Create a same-day playbook: define which incident types trigger dispatch (e.g., network down, POS failure, executive workstation outage) and which require manager approval. Communicate clearly with end users: send an ETA, technician name, and pre-visit checklist (save work, ensure desk access). After the visit, close the loop with photos or notes and document permanent fixes to reduce repeat incidents.
When On-Site Assistance Matters
Not everything can be solved remotely. Hardware failures (power supplies, fans, batteries), physical connectivity issues (patch panels, failing cables), and intermittent Wi-Fi dead zones often require hands-on work. Highly visible equipment—conference room AV, reception kiosks, label printers—benefits from on-site testing and user coaching.

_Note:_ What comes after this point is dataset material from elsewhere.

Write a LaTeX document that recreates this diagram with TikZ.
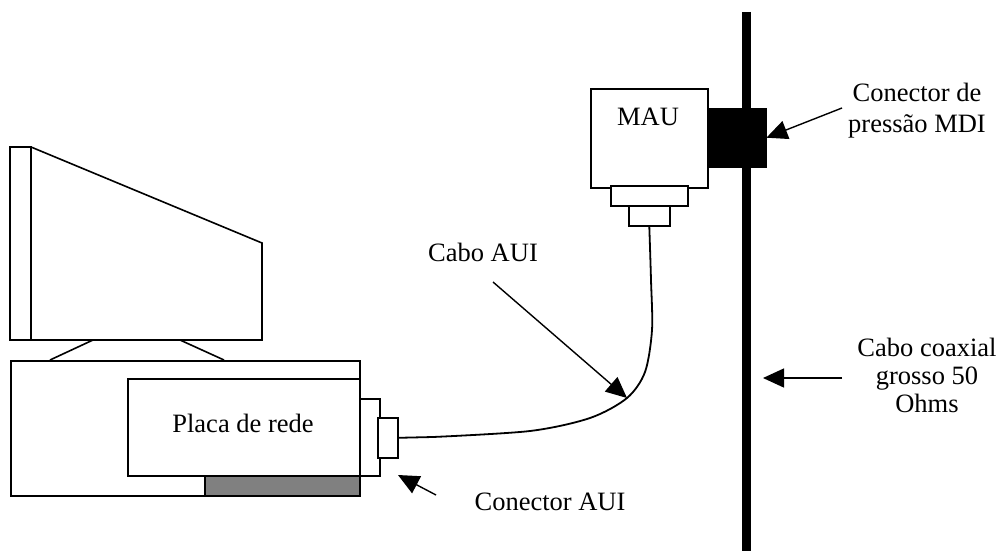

Security-sensitive changes (access control system updates, camera network segmentation) are safer with supervised on-site execution and validation.
Comparison Summary
MSP with structured plan: predictable monthly cost, strong SLAs, proactive care, and reliable same-day/on-site coverage. Ideal for growing teams that want stability and measurable service quality without building a full IT department.
In-house IT: unmatched context and immediate presence when staffed appropriately, with the flexibility to tailor tools and policies. Requires higher fixed costs and management overhead; best for complex environments or tight executive support needs.
Break/fix: minimal ongoing expense and straightforward to engage, but reactive by design, which can increase downtime and risk. Suits microbusinesses or low-dependency operations where delays are acceptable.
Helping You Decide
Map support strategy to business impact. If a single hour of downtime costs more than a month of proactive coverage, a structured MSP plan with guaranteed same-day and scheduled on-site visits is likely the most efficient path. If your workflows are unique, security/compliance demands are high, and you can fund headcount, an in-house team provides maximum control and immediacy. If IT interruptions are rare and noncritical, break/fix may suffice.
Ask yourself: How much does an hour of downtime cost us? Do we need same-day on-site for specific roles or locations? Can we standardize devices and processes to enable faster remote resolution? The clearer your answers, the easier it is to choose a model—or blend them (e.g., an MSP for core coverage plus a small in-house presence for specialized systems) that keeps your people productive and your business moving.